Pertanyaan filsafat barat selama ini berbasiskan asumsi tentang “ada” sebagai benda-benda deskriftif. Sedangkankan “Ada” dengan “a” besar bagiku(Heidegger) lebih agung dari itu. Pertanyaan filsafat harus dikonsentrasikan pada “Ada” yang agung itu. “Ada” yang menuntut perubahan pola pertanyaan filosofis. “Ada”  harus dibedakan dengan pertanyaan tentang apa pulpen itu.
“tunggu dulu Tuan Heidegger”.
Kita mulai bingung. Dan kita menghentikan pembicaraan.

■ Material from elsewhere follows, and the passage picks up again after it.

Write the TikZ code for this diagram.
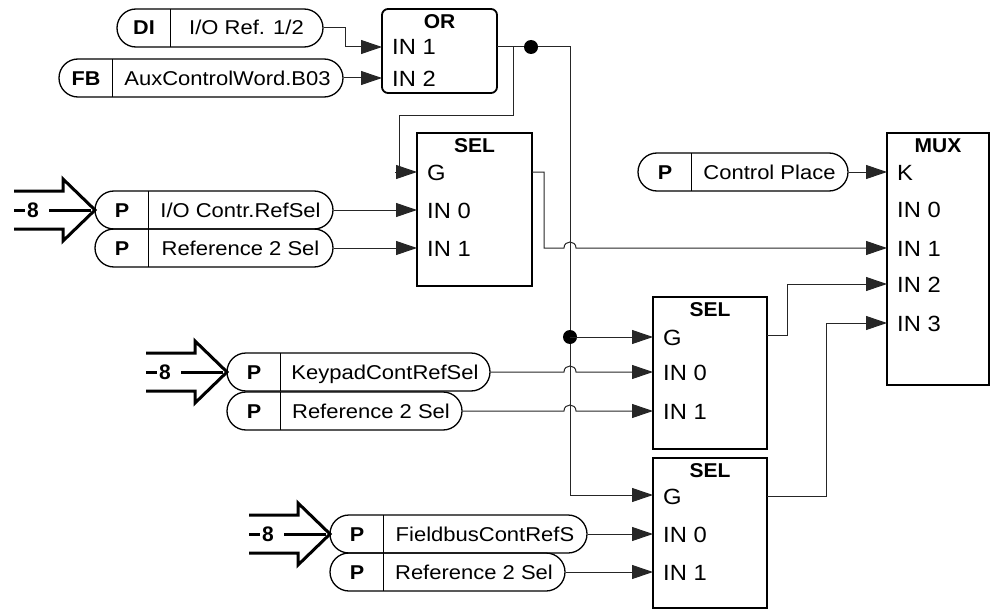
\documentclass[tikz,border=0pt]{standalone}
\usepackage{fontspec}
\setmainfont{Liberation Sans}
\usetikzlibrary{arrows.meta}
\newcommand{\pillnode}[6]{% name, left, right, y, tag, text
  \node[pillb, minimum width={(#3-#2)*1pt}] (#1) at ({(#2+#3)/2},#4) {};
  \draw[pilldiv] ({#2+53},{#4-19}) -- ({#2+53},{#4+19});
  \node[ptag] (#1-tag) at ({#2+27},{#4+7}) {#5};
  \node[ptxt] (#1-txt) at ({(#2+53+#3)/2},{#4+7}) {#6};
}
\newcommand{\busarrow}[3]{% name, tip x, tip y
  \draw[hollow] ({#2-81},{#3-19}) -- ({#2-32},{#3-19}) -- ({#2-32},{#3-31}) -- (#2,#3)
     -- ({#2-32},{#3+31}) -- ({#2-32},{#3+19}) -- ({#2-81},{#3+19});
  \node[eight] (#1) at ({#2-62},#3) {8};
  \draw[hollowin] ({#2-81},#3) -- ({#2-70},#3);
  \draw[hollowin] ({#2-46},#3) -- ({#2-4},#3);
}
\begin{document}
\begin{tikzpicture}[x=1pt,y=-1pt,
  wire/.style={line width=1pt, black!85},
  arr/.style={wire, -{Triangle[length=21pt,width=14pt]}},
  blk/.style={draw, line width=1.8pt, inner sep=0, fill=white},
  pillb/.style={draw, line width=1.3pt, rounded corners=19pt, inner sep=0, minimum height=38pt},
  pilldiv/.style={line width=1pt},
  lbl/.style={inner sep=0, anchor=base west, font=\fontsize{22}{22}\selectfont, xscale=1.08},
  ttl/.style={inner sep=0, anchor=base, font=\bfseries\fontsize{20}{20}\selectfont, xscale=1.05},
  ptxt/.style={inner sep=0, anchor=base, font=\fontsize{20}{20}\selectfont, xscale=1.1},
  ptag/.style={inner sep=0, anchor=base, font=\bfseries\fontsize{20}{20}\selectfont, xscale=1.08},
  hollow/.style={line width=3pt, line join=miter},
  hollowin/.style={line width=3pt},
  eight/.style={inner sep=0, font=\bfseries\fontsize{21}{21}\selectfont},
  dotn/.style={circle, fill=black, inner sep=0, minimum size=14pt}
]
\useasboundingbox (0,0) rectangle (991,610);

% ---------- blocks ----------
\node[blk, rounded corners=6pt, minimum width=115pt, minimum height=84pt] (or) at (439.5,51) {};
\node[ttl] (or-t) at (439.5,29) {OR};
\node[lbl] (or-l1) at (392,55) {IN 1};
\node[lbl] (or-l2) at (392,86) {IN 2};
\coordinate (or-1) at (382,47);
\coordinate (or-2) at (382,78);
\coordinate (or-out) at (497,47);

\node[blk, minimum width=115pt, minimum height=153pt] (sel1) at (474.5,209.5) {};
\node[ttl] (sel1-t) at (474.5,152) {SEL};
\node[lbl] (sel1-lg) at (427,180) {G};
\node[lbl] (sel1-l0) at (427,218) {IN 0};
\node[lbl] (sel1-l1) at (427,256) {IN 1};
\coordinate (sel1-G) at (417,172);
\coordinate (sel1-0) at (417,210);
\coordinate (sel1-1) at (417,248);
\coordinate (sel1-out) at (532,172);

\node[blk, minimum width=114pt, minimum height=152pt] (sel2) at (710,373) {};
\node[ttl] (sel2-t) at (710,316) {SEL};
\node[lbl] (sel2-lg) at (663,345) {G};
\node[lbl] (sel2-l0) at (663,380) {IN 0};
\node[lbl] (sel2-l1) at (663,419) {IN 1};
\coordinate (sel2-G) at (653,337);
\coordinate (sel2-0) at (653,372);
\coordinate (sel2-1) at (653,411);
\coordinate (sel2-out) at (767,335);

\node[blk, minimum width=114pt, minimum height=150pt] (sel3) at (710,533) {};
\node[ttl] (sel3-t) at (710,477) {SEL};
\node[lbl] (sel3-lg) at (663,504) {G};
\node[lbl] (sel3-l0) at (663,542) {IN 0};
\node[lbl] (sel3-l1) at (663,580) {IN 1};
\coordinate (sel3-G) at (653,495);
\coordinate (sel3-0) at (653,534);
\coordinate (sel3-1) at (653,572);
\coordinate (sel3-out) at (767,496);

\node[blk, minimum width=102pt, minimum height=252pt] (mux) at (938,259) {};
\node[ttl] (mux-t) at (938,152) {MUX};
\node[lbl] (mux-lk) at (897,180) {K};
\node[lbl] (mux-l0) at (897,217) {IN 0};
\node[lbl] (mux-l1) at (897,256) {IN 1};
\node[lbl] (mux-l2) at (897,292) {IN 2};
\node[lbl] (mux-l3) at (897,331) {IN 3};
\coordinate (mux-K) at (887,172);
\coordinate (mux-1) at (887,248);
\coordinate (mux-2) at (887,284);
\coordinate (mux-3) at (887,323);

% ---------- pills ----------
\pillnode{di}{117}{323}{28}{DI}{I/O Ref. 1/2}
\pillnode{fb}{59}{343}{78}{FB}{AuxControlWord.B03}
\pillnode{pio}{95}{333}{210}{P}{I/O Contr.RefSel}
\pillnode{pra}{95}{333}{248}{P}{Reference 2 Sel}
\pillnode{pkp}{227}{490}{372}{P}{KeypadContRefSel}
\pillnode{prb}{227}{462}{411}{P}{Reference 2 Sel}
\pillnode{pfb}{330}{587}{534}{P}{FieldbusContRefS}
\pillnode{prc}{330}{565}{572}{P}{Reference 2 Sel}
\pillnode{pcp}{638}{848}{172}{P}{Control Place}

% ---------- bus arrows ----------
\busarrow{b1}{95}{210}
\busarrow{b2}{227}{372}
\busarrow{b3}{330}{534}

% ---------- connectors ----------
\coordinate (bus-top) at (570,47);
\coordinate (bus-bot) at (570,495);
\coordinate (br1) at (513,47);

\draw[arr] (di.east) -- (345,28) |- (or-1);
\draw[arr] (fb.east) -- (or-2);
\draw[arr] (or-out) -- (bus-top) -- (bus-bot) -- (sel3-G);
\node[dotn] (dot1) at (531,47) {};
\draw[wire] (br1) -- (513,115) -- (399,115) -- (399,172);
\draw[arr] (395,172) -- (sel1-G);

\draw[arr] (pio.east) -- (sel1-0);
\draw[arr] (pra.east) -- (sel1-1);

\draw[arr] (sel1-out) -- (544,172) -- (544,248) -- (564,248)
   .. controls (564,240) and (576,240) .. (576,248) -- (mux-1);
\draw[arr] (pcp.east) -- (mux-K);

\node[dotn] (dot2) at (570,337) {};
\draw[arr] (dot2.center) -- (sel2-G);
\draw[arr] (pkp.east) -- (564,372) .. controls (564,364) and (576,364) .. (576,372) -- (sel2-0);
\draw[arr] (prb.east) -- (564,411) .. controls (564,403) and (576,403) .. (576,411) -- (sel2-1);

\draw[arr] (pfb.east) -- (sel3-0);
\draw[arr] (prc.east) -- (sel3-1);

\draw[arr] (sel2-out) -- (787,335) -- (787,284) -- (mux-2);
\draw[arr] (sel3-out) -- (826,496) -- (826,323) -- (mux-3);
\end{tikzpicture}
\end{document}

Heidegger menatap kearah kita. Dan dia seolah tak sabar lagi melanjutkan penjelasannya. Maka kita mengajukan pertanyaan pada Heidegger.
“ Jika “Ada” itu tidak memiliki sifat kebendaan, lalu tuan Heidegger bagaimanakah kita dapat mencari tahu akan “Ada” itu?”
Heidegger lalu menjawabnya. Dan melanjutkan penjelasannya.
Satu-satunya sosok yang dapat mempersoalkan “Ada” itu adalah manusia. Hanya Manusialah yang memiliki pemahaman samar-samar tentang “Ada”. Karena sehari-hari manusia bergelut dengan “Ada”. Hanya Manusia satu-satunya makhluk yang dibimbing oleh suatu pengetahuan yang samar tentang “Ada”.
Manusia adalah “ada” yang unik .keunikan yang membedakannya dengan benda-benda dan mampu mempersoalkan “Ada”. Karena manusia bukanlah benda melainkan dasein yang artinya “ Ada disana”. Manusia selalu merupakan “ada” yang menemukan dirinya terjebak didalam labirin ruang dan waktu tertentu. keterjebakan yang bukan mengisolasi tapi malahan membuka manusia pada persoalan “Ada”. Keterjebakan yang justru membuat manusia bertanya-bertanya dan mempersoalkan.
Maka jalan keluar dari labirin itu adalah labirin itu sendiri. Tidak ada jalan keluar dari labirin ruang dan waktu. Ketidak adaan jalan keluar justru itulah jalan keluarnya. Karena jawaban akan eksitensi itu ada dalam keterjebakan itu sendiri.
“bagaimana apakah kalian sudah mengerti akan labirin ruang dan waktu?” Heidegger bertanya pada kita.
“nampaknya kami masih butuh penjelasan darimu tuan Heidegger?” kita setuju menjawab pertanyaannya dengan jawaban seperti itu. Kita masih butuh penjelasan. Dan tenang saja. tuan Heidegger adalah orang yang pemurah hati. Dengan senang hati tuan Heidegger akan terus memeberikan kita air filsafat akan kehausan filosofis kita.

Manusia pecundang

“Jadi seperti ini nak” Heidegger melanjutkan penjelasannya.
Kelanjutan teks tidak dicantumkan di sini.